There may have been Libertarians who theorised that badly, perhaps because they were Atheists (and Atheism does not admit of objective values inherent in the very fabric of the universe, as Creationism does), but they have at least, indirectly, affirmed the truth, that human good is only such if enjoyed by individual human persons, and by societies like the family or analogous, and this is also true of the part of human good known as "common good". They have affirmed, very correctly, that representing the common good is not an excuse for inventing (in the interest of the common cause, as one sees it) goods that are not felt as good by the individuals concerned, and impose it on them in the name of the common good passing before private good.

And whom is "Pope Francis" speaking to? Well, the quote is from:

Message from the Holy Father to the participants in the Plenary Session of the Pontifical Academy of Social Sciences (28 April – 2 May 2017), 28.04.2017 https://press.vatican.va/content/salastampa/en/bollettino/pubblico/2017/04/28/170428h.html

So, now there is a "Pontifical" Academy of Social Sciences ... well, this does not bode very good. For either individual and personal in the sense of private goods, or for the real common good which is common to personal and individual ones.
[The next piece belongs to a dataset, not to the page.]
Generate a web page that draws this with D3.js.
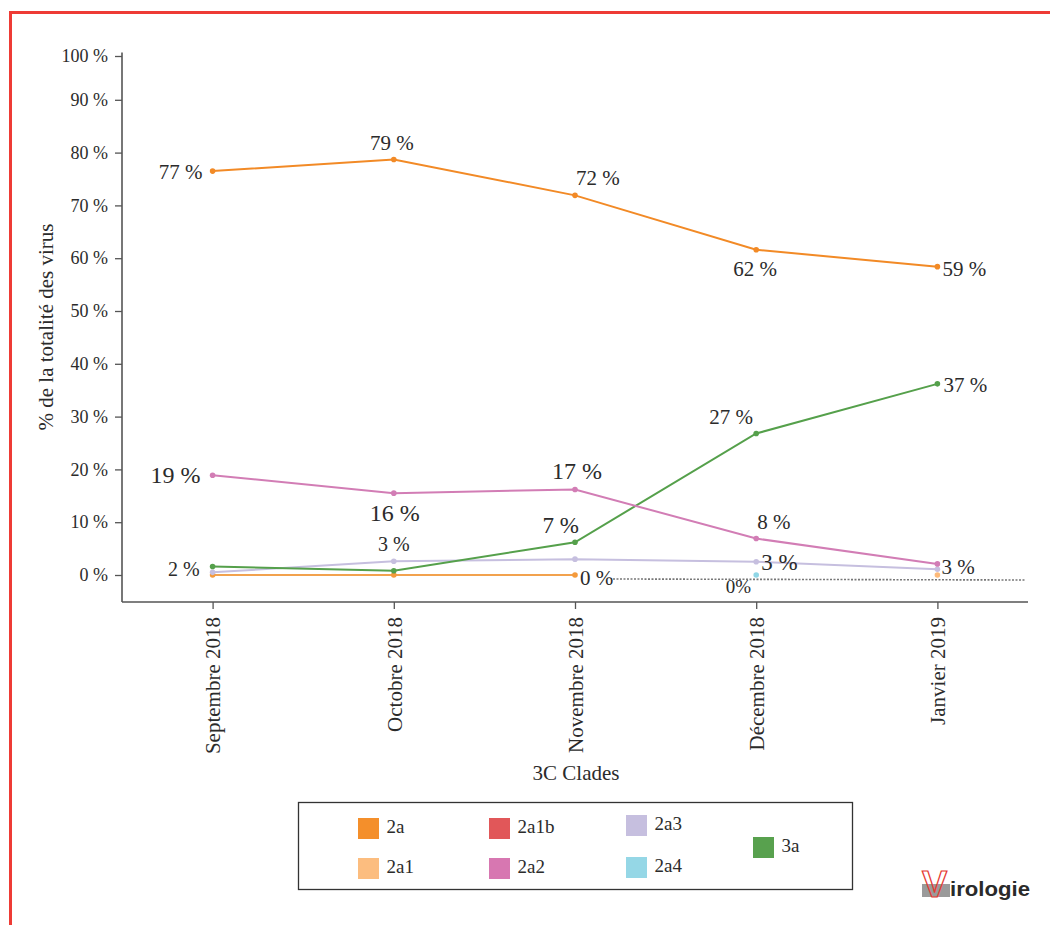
<!DOCTYPE html>
<html>
<head>
<meta charset="utf-8">
<script src="https://cdn.jsdelivr.net/npm/d3@7"></script>
<style>
  html, body { margin: 0; padding: 0; background: #fff; }
  svg { display: block; }
  text { font-family: "Liberation Serif", "Times New Roman", serif; fill: #2b2b2b; }
</style>
</head>
<body>
<svg id="chart" width="1050" height="925"></svg>
<script>
// months on the x axis
const months = ["Septembre 2018", "Octobre 2018", "Novembre 2018", "Décembre 2018", "Janvier 2019"];
const yTicks = [0, 10, 20, 30, 40, 50, 60, 70, 80, 90, 100];

// share of all viruses (%)
const clade2a = [76.5, 78.7, 71.9, 61.6, 58.4];
const clade2a1 = [0, 0, 0, null, 0];
const clade2a2 = [18.9, 15.5, 16.2, 6.9, 2.1];
const clade2a3 = [0.5, 2.6, 3.0, 2.5, 1.1];
const clade2a4 = [null, null, null, 0, null];
const clade3a = [1.6, 0.8, 6.2, 26.8, 36.2];

// printed value labels
const labels2a = ["77 %", "79 %", "72 %", "62 %", "59 %"];
const labels2a1 = [null, null, "0 %", null, null];
const labels2a2 = ["19 %", "16 %", "17 %", "8 %", "3 %"];
const labels2a3 = [null, "3 %", null, "3 %", null];
const labels2a4 = [null, null, null, "0%", null];
const labels3a = ["2 %", null, "7 %", "27 %", "37 %"];

// legend entries
const legendNames = ["2a", "2a1", "2a1b", "2a2", "2a3", "2a4", "3a"];
const legendColors = ["#f48f2b", "#fcbd7f", "#e15759", "#d777b1", "#c6bfdf", "#95d7e6", "#58a14e"];

// label placement: [anchor, dx, dy, font size]
const place2a = [["end", -10, 8, 21], ["middle", -2, -9, 21], ["start", 1, -10, 21], ["middle", -1, 26, 21], ["start", 5, 9, 21]];
const place2a1 = [null, null, ["start", 5, 10, 21], null, null];
const place2a2 = [["end", -12, 8, 24], ["middle", 1, 28, 24], ["middle", 2, -10, 24], ["start", 1, -10, 21], ["start", 4, 10, 21]];
const place2a3 = [null, ["middle", 0, -10, 20], null, ["start", 5, 8, 23], null];
const place2a4 = [null, null, null, ["end", -5, 18, 19], null];
const place3a = [["end", -13, 9, 20], null, ["end", 4, -9, 23], ["middle", -25, -9, 21], ["start", 6, 8, 21]];

const svg = d3.select("#chart");

// frame of the page
svg.append("rect")
  .attr("x", 10.5).attr("y", 12.5)
  .attr("width", 1200).attr("height", 1000)
  .attr("fill", "none")
  .attr("stroke", "#ee3b35")
  .attr("stroke-width", 3);

const x = d3.scalePoint().domain(months).range([122, 1028]).padding(0.5);
// the source axis squeezes the last step (90 -> 100)
const y = d3.scaleLinear().domain([0, 90, 100]).range([575, 99.8, 56]);
const axisY = 602;

// y axis
const gy = svg.append("g")
  .attr("transform", "translate(122,0)")
  .call(d3.axisLeft(y).tickValues(yTicks).tickFormat(d => d + " %").tickSize(7).tickPadding(7));
gy.select(".domain").remove();
gy.selectAll(".tick line").attr("stroke", "#555").attr("stroke-width", 1.3);
gy.selectAll(".tick text").attr("font-size", 18).attr("fill", "#2b2b2b");
svg.append("line")
  .attr("x1", 122).attr("x2", 122)
  .attr("y1", 52.5).attr("y2", axisY)
  .attr("stroke", "#555").attr("stroke-width", 1.6);

// x axis
const gx = svg.append("g")
  .attr("transform", `translate(0,${axisY})`)
  .call(d3.axisBottom(x).tickSize(7).tickPadding(0));
gx.select(".domain").remove();
gx.selectAll(".tick line").attr("stroke", "#555").attr("stroke-width", 1.3);
gx.selectAll(".tick text")
  .attr("font-size", 21)
  .attr("fill", "#2b2b2b")
  .attr("text-anchor", "end")
  .attr("transform", "translate(0,15) rotate(-90)")
  .attr("x", 0).attr("y", 0)
  .attr("dy", "0.35em");
svg.append("line")
  .attr("x1", 122).attr("x2", 1028)
  .attr("y1", axisY).attr("y2", axisY)
  .attr("stroke", "#555").attr("stroke-width", 1.6);

// axis titles
svg.append("text")
  .attr("transform", "translate(53,327) rotate(-90)")
  .attr("text-anchor", "middle")
  .attr("font-size", 21)
  .text("% de la totalité des virus");
svg.append("text")
  .attr("x", 576).attr("y", 780)
  .attr("text-anchor", "middle")
  .attr("font-size", 21)
  .text("3C Clades");

// dotted trace after the November 2a1 label
svg.append("line")
  .attr("x1", x(months[2]) + 38).attr("y1", y(0) + 4)
  .attr("x2", 1026).attr("y2", y(0) + 5)
  .attr("stroke", "#777")
  .attr("stroke-width", 1.6)
  .attr("stroke-dasharray", "2,1.5");

const series = [
  { values: clade2a1, labels: labels2a1, place: place2a1, line: "#f2a24e", dot: ["#f49a3c", "#f49a3c", "#f49a3c", null, "#fdba7a"] },
  { values: clade2a3, labels: labels2a3, place: place2a3, line: "#c6bfdf", dot: "#c6bfdf" },
  { values: clade3a, labels: labels3a, place: place3a, line: "#55a04b", dot: "#55a04b" },
  { values: clade2a2, labels: labels2a2, place: place2a2, line: "#d27db5", dot: "#d27db5" },
  { values: clade2a, labels: labels2a, place: place2a, line: "#f28a26", dot: "#f28a26" },
  { values: clade2a4, labels: labels2a4, place: place2a4, line: "#8fd6e6", dot: "#8fd6e6" }
];

const line = d3.line()
  .defined(d => d.v !== null)
  .x(d => x(d.m))
  .y(d => y(d.v));

series.forEach(s => {
  const pts = months.map((m, i) => ({ m, v: s.values[i], i }));
  svg.append("path")
    .datum(pts)
    .attr("d", line)
    .attr("fill", "none")
    .attr("stroke", s.line)
    .attr("stroke-width", 2);

  svg.selectAll(null)
    .data(pts.filter(d => d.v !== null))
    .enter()
    .append("circle")
    .attr("cx", d => x(d.m))
    .attr("cy", d => y(d.v))
    .attr("r", 2.8)
    .attr("fill", d => Array.isArray(s.dot) ? s.dot[d.i] : s.dot);
});

// value labels
series.forEach(s => {
  const lab = months.map((m, i) => ({ m, v: s.values[i], t: s.labels[i], p: s.place[i] }))
    .filter(d => d.t !== null);
  svg.selectAll(null)
    .data(lab)
    .enter()
    .append("text")
    .attr("x", d => x(d.m) + d.p[1])
    .attr("y", d => y(d.v) + d.p[2])
    .attr("text-anchor", d => d.p[0])
    .attr("font-size", d => d.p[3])
    .text(d => d.t);
});

// legend
svg.append("rect")
  .attr("x", 298.5).attr("y", 802.5)
  .attr("width", 554).attr("height", 87)
  .attr("fill", "none")
  .attr("stroke", "#333")
  .attr("stroke-width", 1.3);

const legendPos = [[358, 818], [358, 858], [489, 818], [489, 858], [626, 815], [626, 857], [753, 837]];
const leg = svg.selectAll(".legend-item")
  .data(legendNames.map((n, i) => ({ n, c: legendColors[i], p: legendPos[i] })))
  .enter()
  .append("g")
  .attr("class", "legend-item")
  .attr("transform", d => `translate(${d.p[0]},${d.p[1]})`);
leg.append("rect")
  .attr("width", 21).attr("height", 21)
  .attr("fill", d => d.c);
leg.append("text")
  .attr("x", 28.5).attr("y", 15)
  .attr("font-size", 19)
  .text(d => d.n);

// journal logo
const logo = svg.append("g");
logo.append("rect")
  .attr("x", 922).attr("y", 884)
  .attr("width", 28).attr("height", 13)
  .attr("fill", "#9a9a9a");
logo.append("text")
  .attr("transform", "translate(922,897) scale(1.05,1)")
  .attr("font-size", 36)
  .attr("font-weight", "bold")
  .style("font-family", "Liberation Sans")
  .style("fill", "none")
  .attr("stroke", "#e53a33")
  .attr("stroke-width", 1.2)
  .text("V");
logo.append("text")
  .attr("x", 950).attr("y", 896)
  .attr("font-size", 21)
  .attr("font-weight", "bold")
  .attr("textLength", 80)
  .attr("lengthAdjust", "spacingAndGlyphs")
  .attr("stroke", "#fff")
  .attr("stroke-width", 0.6)
  .style("fill", "#2a2a2a")
  .style("font-family", "Liberation Sans")
  .style("paint-order", "stroke")
  .text("irologie");
</script>
</body>
</html>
Hat tip to Mark Shea who thinks "Pope Francis" is doing a good job.

In the context, the remark might pass off for very good - since coming after some actually not altogether incorrect observations about the good of workers coming before the financial interests of their employers (a thing Libertarians may miss out on, sorry Mises, but price regulation is not against the natural law, if anything it is free pricing which may easly become so, and regulations for safety and health are not bad either, if proportional, we don't want building to be a process where you moan over one brick falling down, but feel free to ignore men falling down to their death, even if I am not sure at all Josephus' details for Tower of Babel are technically the real ones).

But in this need of protecting workers against certain types of rapaciousness (and if US workers do not feel that need, it is perhaps due partly to laws that were not Libertarian) we have no right to confuse other issues, where Libertarians are simply and obviously right, like defending family from compulsory school, compulsory vaccines, or child protective services, and where the ones who are wrong are moreover more often than not invoking Social Sciences.

In the same document (which I skimmed through, but I did not content myself with Mark Shea's quote, we find a bit of thoroughly bad history:

"The fifteenth century was the first century of humanism; at the beginning of the twenty-first century, the need for a new humanism is felt ever more strongly."


Bergoglio, does he really not know that 15th C. Humanism was a revival of what was bad in pre-Christian, Pagan, Libertarianism? Does he really not know Humanists were fighting price regulations and trade impediments and other Medieval stuff that really took care of the common good, and really saw the poor man's liberties as part of the common good?

Well, sorry, but it seems that he spent more time studying rhetoric than history.

I may have to take another look on what he writes about labour, here I am concerned with not throwing Libertarian defense of families and babies* out with Libertarian bathwater equivalent in price regulations, and such questions.

Hans Georg Lundahl
Bibl. Marguérite Audoux**
Consecration of the Basilicas
of Sts Peter and Paul***
18.XI.2017

Update : Therefore, persons in foster families have less of a block against this than persons in the own family. The English term I was searching was "less inhibitions" or "fewer inhibitions". For wiktionary, this meaning of "spärr" was too technical, for wikipedia, the technical term was not technical enough to have an own article./HGL

* And in defining good as enjoyable by individual persons. ** Yes, I think libraries are one kind of common good, it is enjoyed by lots of individual readers and people using the internet. That doesn't mean CPS is acting for the "common good" or even duly for the individual one or most cases. *** Can one feast it while Bergoglio is abusing them? One can at least commemorate this!